I’ll never forget the first time I saw The Room, arguably the worst movie ever made. (It’s up against Manos: The Hands of Fate, a spectacularly bad movie.) I was in college and a friend was talking about this terrible movie playing at a theater in Fairfax, going on and on about how bad it was. Everyone looked at me, known Purveyor of Bad Movies and hostess of monthly Trashterpiece Classics screenings, where I subjected a willing audience to the worst movies I could find, like Meet The Feebles— puppet porn from Peter Jackson, you really shouldn’t miss it—and Fire & Ice, a German movie about ski dancing. So, of course, I had to go see this movie that was, “No seriously, WAY worse than you can imagine.”
It was, indeed, WAY worse than I could imagine—so bad the theater wouldn’t refund walk outs and pulled it almost immediately. The nicest thing you can say about The Room is that it’s earnest—writer/director/producer/star Tommy Wiseau genuinely wanted to make a movie, he just had no f*cking clue how to do it. (Wiseau now claims he meant to make The Room so terrible, but he clearly did not, if you remember the early days of The Room gaining cult status.) A movie this bad is destined for cult devotion, and sure enough, The Room has joined Manos and Space Mutiny and the works of Len Kabasinski as the subject of a devoted cult film fandom. There have been RiffTrax screenings and Rocky Horror Picture Show-style audience participation, and then, in 2013 there was a book, The Disaster Artist. Co-written by The Room star Greg Sestero, it paints an entertaining and illuminating picture of not only the making of the movie, but of Wiseau himself.
And now we have The Disaster Artist, a movie about the making of one of the worst movies of all time. It’s from Seth Rogen and James Franco, who directs the film and also stars as Wiseau. The teaser trailer is here and GODDAMN does it look GOOD. “Oh hi Mark” is one of the most famous (bad) line readings in modern film, and Franco nails it, and Wiseau’s vaguely-Eastern-European-but-not-quite-anything accent. Rogen and his creative partner, Evan Goldberg, are involved as producers, and Rogen also stars as Sandy Schklair, The Room’s script supervisor and maybe uncredited director.
If you think The Disaster Artist is just a James Franco lark—no. It’s distributed by A24 with a release date set in December. A24 previously guided Ex Machina and Moonlight to Oscar glory, and it’s also supporting A Ghost Story this year. They’re a serious player in prestige fare, and they’re setting up The Disaster Artist with a prime award season slot.
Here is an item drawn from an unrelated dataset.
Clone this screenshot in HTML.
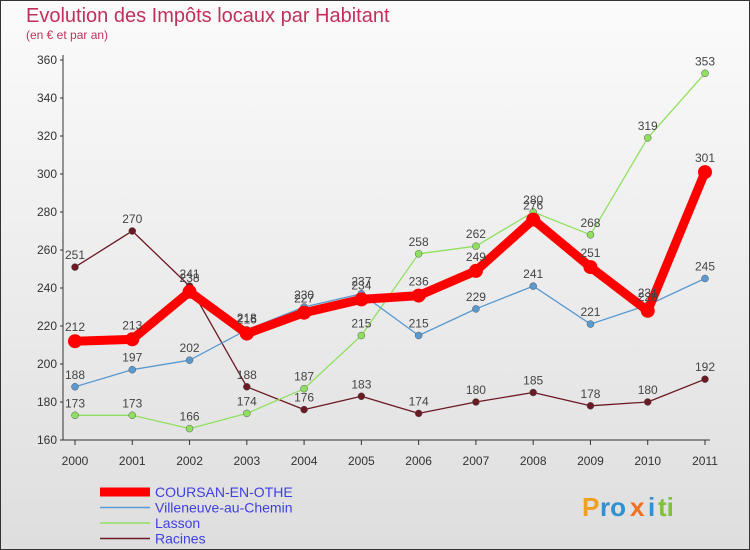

And the cast is bonkers, including not only Rogen and Franco, but Dave Franco (as Greg Sestero), Alison Brie, Bryan Cranston, Sharon Stone, Kristen Bell, and Zac Efron, plus a ton of people playing themselves, like Lizzy Caplan and JJ Abrams.
I fully expect to see The Disaster Artist on the fall festival circuit, and I can’t wait to see what kind of Oscar campaign it mounts. The Room has a lot of Academy fans, and Hollywood can’t resist movies about movies, even when they’re bad movies. I really want to live in a world where a movie like The Disaster Artist goes up against a boring history lecture like Dunkirk.